The simulation results show that the reflectivity R is decreased at every stage until it is equal 0.9951 for Blackman, 0.986 for Cauchy and 0.9894 for Sinc at the last stage. \(\Delta \lambda\) the spectral width of the reflected optical signal is also decreased at every stage where it decreases to 0.111 nm for Blackman, 0.102 nm for Cauchy and 0.106 nm for Sinc at the last stage. The side lobes around the main lobes are reduced from a stage to another. At the last stage, the side lobes are nearly very small for all apodization functions. Table 4 summarizes the obtained results for reflectivity and spectral width at all FBG stages. It is found that at the last stage, Blackman gives the best reflectivity 0.9951. The best reduced Δλ (nm) is obtained from Cauchy.

Table 4 Reflectivity and the spectral width after each stage

8.2 The Q-factor

The obtained Q-factor after each stage is illustrated in Fig. 6 at different link lengths.

Fig.6

Q-factor after each stage for a Blackman, b Cauchy and c Sinc apodization functions

It is clear that Q-factor decreases with fiber length.

Table 5 summarizes all the Q-factor at all FBG stages. It is found that at the last stage, the Cauchy profile gives the best values of Q-factor: 6.135, 4.681 and 3.846 at distances 30 km, 40 km and 50 km, respectively.

Table 5 Q-factor results

8.3 BER

The BER obtained after each FBG stage of the proposed system is displayed in Fig. 7 at different link lengths.

Fig.7

BER results for each stage a Blackman, b Cauchy and c Sinc apodization functions

Clearly, the BER increases with fiber length.

Table 6 summarizes the obtained BER at all FBG stages. It is found that at the last stage, the Cauchy profile gives the best BER: 4.24E-10, 1.43E-06 and 6.01E-05 at distances 30 km, 40 km and 50 km, respectively.

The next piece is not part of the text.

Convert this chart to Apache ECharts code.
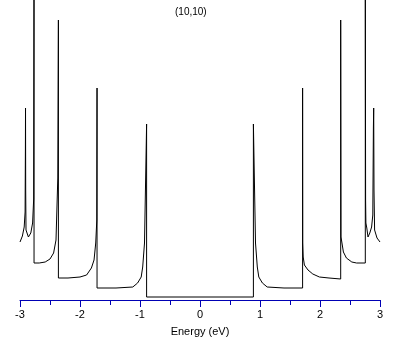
<!DOCTYPE html>
<html>
<head>
<meta charset="utf-8">
<script src="https://cdn.jsdelivr.net/npm/echarts@6/dist/echarts.min.js"></script>
<style>
  html, body { margin: 0; padding: 0; background: #fff; }
  #chart { width: 409px; height: 345px; }
</style>
</head>
<body>
<div id="chart"></div>
<script>
// DOS of a (10,10) tube, arbitrary units
var energy = [
  -3.0, -2.96, -2.93, -2.915, -2.91, -2.908, -2.905, -2.9, -2.86, -2.82,
  -2.79, -2.772, -2.766, -2.766, -2.68, -2.58, -2.50, -2.44, -2.40, -2.37,
  -2.36, -2.36, -2.2, -2.0, -1.89, -1.81, -1.766, -1.738, -1.72, -1.716,
  -1.716, -1.4, -1.12, -1.04, -0.98, -0.955, -0.925, -0.89, -0.89, -0.5,
  0.0, 0.5, 0.89, 0.89, 0.925, 0.955, 0.98, 1.04, 1.12, 1.4,
  1.71, 1.71, 1.712, 1.72, 1.74, 1.80, 1.88, 1.99, 2.15, 2.345,
  2.345, 2.35, 2.39, 2.44, 2.53, 2.61, 2.755, 2.755, 2.76, 2.765,
  2.78, 2.80, 2.83, 2.86, 2.88, 2.89, 2.895, 2.90, 2.91, 2.95,
  3.0
];
var dos = [
  58, 64, 73, 88, 150, 192, 110, 70, 63, 67,
  77, 101, 350, 37, 37, 38, 41, 47, 60, 122,
  280, 22, 22, 23, 25, 32, 40, 57, 80, 212,
  12, 12, 13, 17, 23, 33, 57, 176, 3, 3,
  3, 3, 3, 176, 57, 33, 23, 17, 13, 12,
  12, 212, 57, 43, 35, 30, 26, 23, 22, 21,
  280, 63, 48, 42, 38, 37, 37, 350, 100, 77,
  72, 63, 67, 73, 85, 172, 192, 110, 70, 62,
  58
];
var xTicks = [-3, -2, -1, 0, 1, 2, 3];

var points = energy.map(function (e, i) { return [e, dos[i]]; });

var myChart = echarts.init(document.getElementById('chart'));
var option = {
  animation: false,
  backgroundColor: '#fff',
  title: {
    text: '(10,10)',
    left: 170,
    top: 2,
    textStyle: { fontSize: 10, fontWeight: 'normal', color: '#000', fontFamily: 'Liberation Sans' }
  },
  grid: { left: 20, right: 29, top: 0, bottom: 45 },
  xAxis: {
    type: 'value',
    min: xTicks[0],
    max: xTicks[xTicks.length - 1],
    interval: 1,
    name: 'Energy (eV)',
    nameLocation: 'middle',
    nameGap: 26,
    nameTextStyle: { fontSize: 11, color: '#000', fontFamily: 'Liberation Sans' },
    axisLine: { lineStyle: { color: '#0000b4', width: 1 } },
    axisTick: { length: 7, lineStyle: { color: '#0000b4' } },
    minorTick: { show: true, splitNumber: 2, length: 5, lineStyle: { color: '#0000b4' } },
    splitLine: { show: false },
    axisLabel: { fontSize: 11, color: '#000', margin: 9, fontFamily: 'Liberation Sans' }
  },
  yAxis: {
    type: 'value',
    min: 0,
    max: 300,
    show: false
  },
  series: [{
    type: 'line',
    data: points,
    showSymbol: false,
    clip: true,
    lineStyle: { color: '#000', width: 1 }
  }]
};
myChart.setOption(option);
</script>
</body>
</html>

Table 6 BER result after each stage

9 Proposed Model Evaluation

The proposed model is evaluated with the related work [14]. Figure 8 shows the evaluation for the proposed model with blue color and for the related work red.

Fig.8

Proposed model evaluation

For the proposed model, the spectral width, Δλ, in the best apodization function Cauchy is narrowed to 0.113 nm, 0.108 nm, 104 nm and 0.102 nm. For the related work [14], the design is able to narrow the optical spectrum significantly from 16 nm to around 8 nm and the − 20 dB bandwidth is decreasing slightly with the increase in the detuning until around 3.2 nm. This comparison obviously assures that our proposed model achieves significantly a narrower spectral width.

10 Conclusion

In this paper, we proposed an FBG system that aims to reduce the used spectral width of the optical signal to reduce dispersion and improve system performance. Many apodization profiles are investigated. It is found that the Cauchy apodization function is the best one that reduces the reflective spectral width Δλ to 0.102 nm and achieves the best Q-factor at distances 30, 40 and 50 km which are 6.135, 4.681 and 3.846, respectively. In addition, it gives the minimum BER of 4.24E-10, 1.43E-6 and 6.01E-5, respectively, at the same distances.